15. The driving method according to claim 14, wherein modulating the input data inserts black data, gray data or the combination thereof sequentially to the input data from the first frame to the k^th(where k is a natural number of k≦f) frame among f (where f is a natural number of 2<f<m) number of frames having the same input data, among the m number of frames.

16. The driving method according to claim 15, wherein modulating the input data modulates the input data to have a higher gray level value than the input data.

17. The driving method according to claim 15, wherein modulating the input data modulates the input data so that the input data are supplied before the corresponding frame starts.

18. The driving method according to claim 15, wherein modulating the input data modulates the input data by inserting black data, gray data or the combination thereof in the first frame among the k number of frames and inserting the gray data, wherein the gray level gets close to the same input data in the input data of the frame thereafter.

19. The driving method according to claim 18, wherein modulating the input data modulates the input data to have a higher gray level value than the input data.

20. The driving method according to claim 18, wherein modulating the input data modulates the input data so that the input data are supplied in pre-charge before the corresponding frame starts.
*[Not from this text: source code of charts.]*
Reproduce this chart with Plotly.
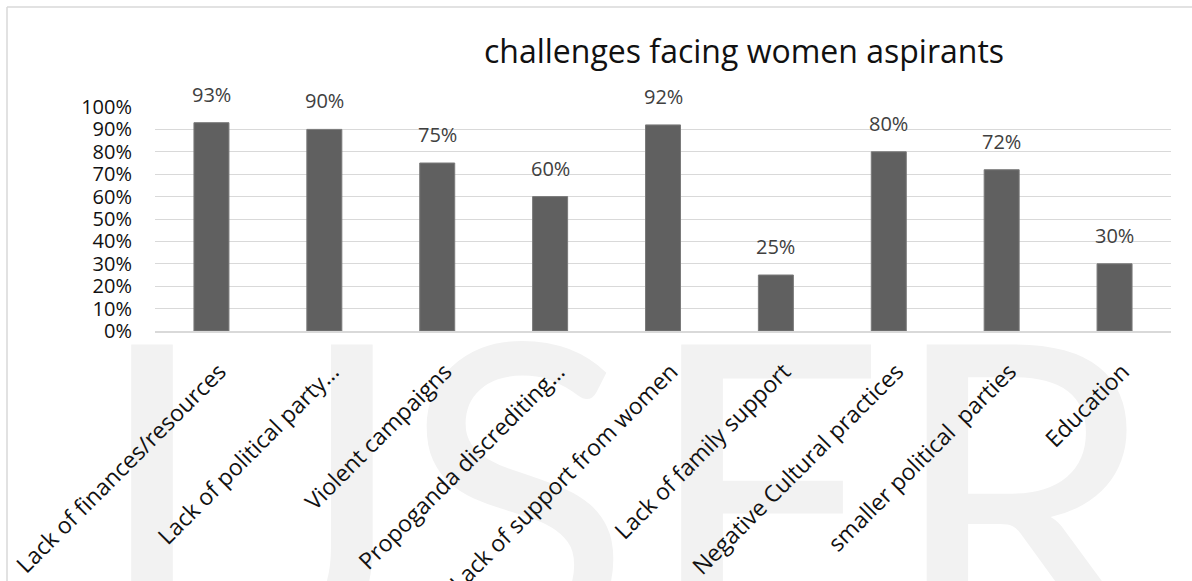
import plotly.graph_objects as go

categories = [
    "Lack of finances/resources",
    "Lack of political party…",
    "Violent campaigns",
    "Propoganda discrediting…",
    "Lack of support from women",
    "Lack of family support",
    "Negative Cultural practices",
    "smaller political  parties",
    "Education",
]
values = [0.93, 0.90, 0.75, 0.60, 0.92, 0.25, 0.80, 0.72, 0.30]
y_ticks = [i / 10 for i in range(11)]
title_text = "challenges facing women aspirants"
watermark_letters = ["I", "J", "S", "E", "R"]

W, H = 1192, 581
L, R, T, B = 155, 21, 107, 250   # plot area edges (pixels from figure sides)
FONT = "Open Sans"

fig = go.Figure()

# decorative watermark on a background subplot (drawn first, below everything)
wm_x = [152, 318, 516, 766, 1022]
wm_y = [545] * 5
fig.add_trace(go.Scatter(
    x=wm_x, y=wm_y, text=watermark_letters, mode="text",
    textposition="middle center",
    textfont=dict(family="Lato", size=430, color="#f2f2f2"),
    xaxis="x", yaxis="y", cliponaxis=False, showlegend=False, hoverinfo="skip",
))

fig.add_trace(go.Bar(
    x=categories, y=values,
    marker=dict(color="#606060", line=dict(color="#7a7a7a", width=1)),
    xaxis="x2", yaxis="y2",
    showlegend=False, hoverinfo="skip",
))

for c, v in zip(categories, values):
    fig.add_annotation(
        x=c, y=v, xref="x2", yref="y2", text=f"{round(v*100)}%", showarrow=False,
        yanchor="bottom", yshift=13,
        font=dict(family=FONT, size=20, color="#404040"),
    )

fig.add_shape(type="line", xref="paper", yref="paper",
              x0=7 / W, x1=1.01, y0=1 - 7 / H, y1=1 - 7 / H,
              line=dict(color="#d9d9d9", width=1.5))
fig.add_shape(type="line", xref="paper", yref="paper",
              x0=7 / W, x1=7 / W, y0=-0.01, y1=1 - 7 / H,
              line=dict(color="#d9d9d9", width=1.5))

fig.update_layout(
    width=W, height=H,
    margin=dict(l=0, r=0, t=0, b=0, autoexpand=False),
    paper_bgcolor="white", plot_bgcolor="rgba(0,0,0,0)",
    bargap=0.69,
    hovermode=False,
    font=dict(family=FONT, color="#111111"),
    title=dict(text=title_text, xref="container", x=744 / W, xanchor="center",
               yref="container", y=1 - 52 / H, yanchor="middle",
               font=dict(family=FONT, size=32, color="#111111")),
    xaxis=dict(domain=[0, 1], range=[0, W], visible=False, fixedrange=True),
    yaxis=dict(domain=[0, 1], range=[H, 0], visible=False, fixedrange=True),
    xaxis2=dict(
        domain=[L / W, (W - R) / W], anchor="y2",
        type="category", tickangle=-45, showgrid=False,
        showline=True, linecolor="#d9d9d9", linewidth=2,
        ticks="", ticklabelstandoff=16, ticklabelshift=8, automargin=False,
        tickfont=dict(family=FONT, size=23, color="#111111"),
    ),
    yaxis2=dict(
        domain=[B / H, (H - T) / H], anchor="x2",
        range=[0, 1.0], tickvals=y_ticks, tickformat=".0%",
        showgrid=True, gridcolor="#d9d9d9", gridwidth=1.3,
        zeroline=False, showline=False, ticks="",
        ticklabelstandoff=22, automargin=False,
        tickfont=dict(family=FONT, size=20, color="#111111"),
    ),
)

fig.write_html("out.html")
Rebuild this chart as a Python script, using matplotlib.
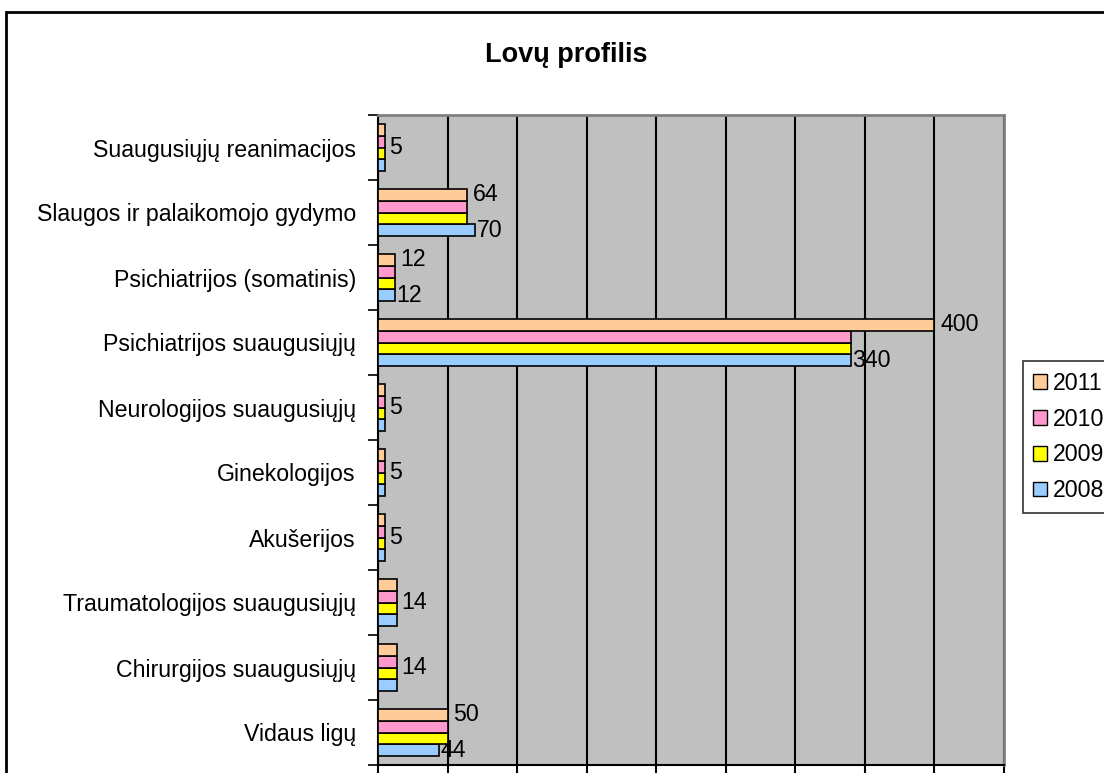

21. The driving method according to claim 12, wherein supplying the modulated input data to the display panel includes:

supplying the data modulated by the data modulator to data lines of the display panel;

sequentially supplying a scan pulse synchronized with the modulated data to scan lines that cross the data lines; and

controlling the data driver and the scan driver.

22. A display device, comprising:

a data modulator that modulates video data by inserting black data, gray data or the combination thereof to at least one frame from the first frame among a plurality of frames when the plurality of frames have the same video data continuously inputted; and

a driver that supplies the video data modulated by the data modulator to a display panel.

23. The display device according to claim 22, wherein the gray data are in a plurality of levels so that different brightness can be shown.

24. The display device according to claim 22, wherein black data, gray data or the combination thereof are not inserted in the last frame among the plurality of frames.